The latest reports filed with the Erie County Board of Elections show that Masiello's main campaign fund spent $680,429 over four years, while an auxiliary fund called the Mayor's Council spent an additional $259,288. The Masiello organization has spent about $600,000 this election year on printing, mailing, television and radio, campaign treasurer Joanne Cavalieri said. The campaign attracted donations from more than 3,000 supporters, she added.

The $800,000 that Masiello is spending this year is about the same sum he spent on his mayoral bid in 1993.

LoVallo said the Mayor's Council function Wednesday was the first step toward replenishing that fund, which has a balance of about $89,000. The event cost $100 per person. The Friends of Masiello fund, however, has shriveled to about $2,300.

Masiello faces two of his primary opponents -- former Mayor James D. Griffin and Common Council President James W. Pitts -- on minor party lines, as well as Conservative Sharon A. Caetano.

Reports filed this week indicate that Pitts spent about $42,000 during the last weeks of the primary campaign, bringing his 1997 mayoral campaign total to about $81,000. But Pitts enters the general election on the Liberal line with only about $3,800 left, and he acknowledged the difficulty in raising significant amounts of money for the rest of his campaign.

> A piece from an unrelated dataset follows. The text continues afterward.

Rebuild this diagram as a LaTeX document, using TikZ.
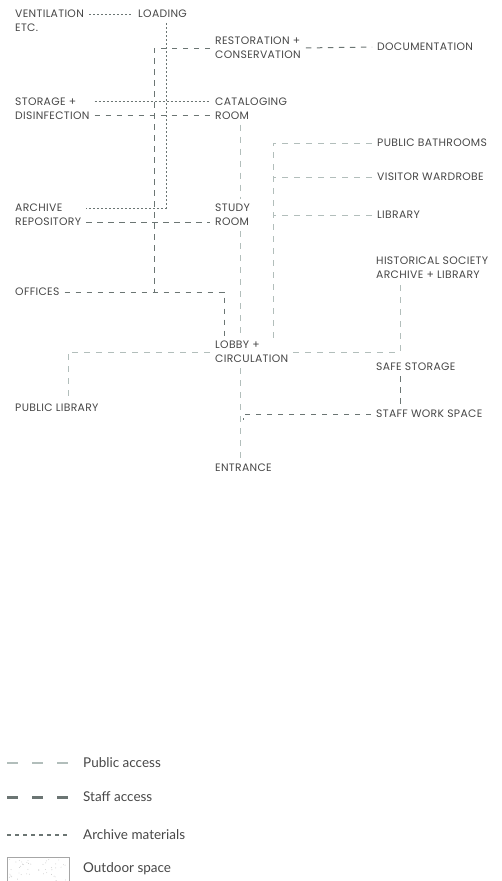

Griffin, meanwhile, reported that he spent about $45,000 in the last weeks of his campaign -- representing most of his spending. But the significant aspect of the lastest Griffin report shows that he has almost $44,000 left in his campaign account, enough to fuel a run for another office on another day.

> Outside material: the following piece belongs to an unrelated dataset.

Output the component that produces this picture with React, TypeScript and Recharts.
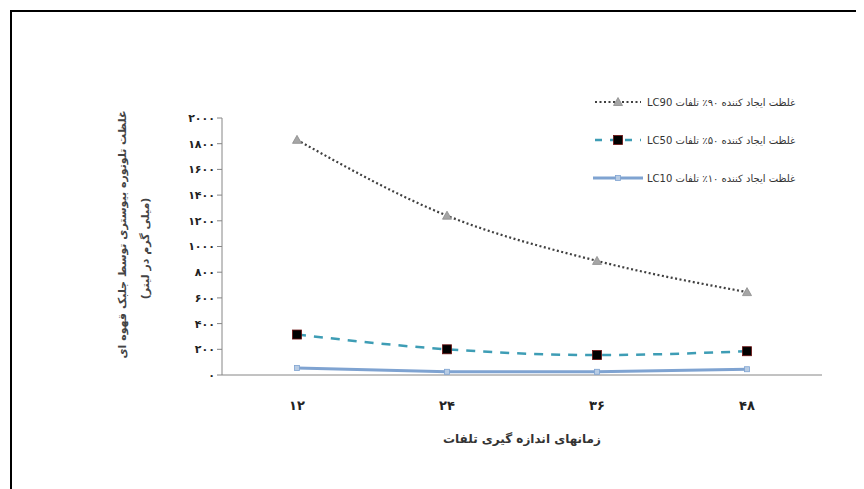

The general election portion of the campaign will be as intense as the primary, LoVallo said.

"We're comfortable, but at the same time, we're running scared," LoVallo said. "And that's the only way to go."

He also said Masiello plans advertising on radio and television, as well as direct mail.

While the mayor emphasized the accomplishments of the last four years during the primary, the thrust of his new effort will be what lies ahead, LoVallo added.

"We'll definitely be speaking about the future of Buffalo -- where we're headed and where it should be headed," he said. "In that respect, it will be different."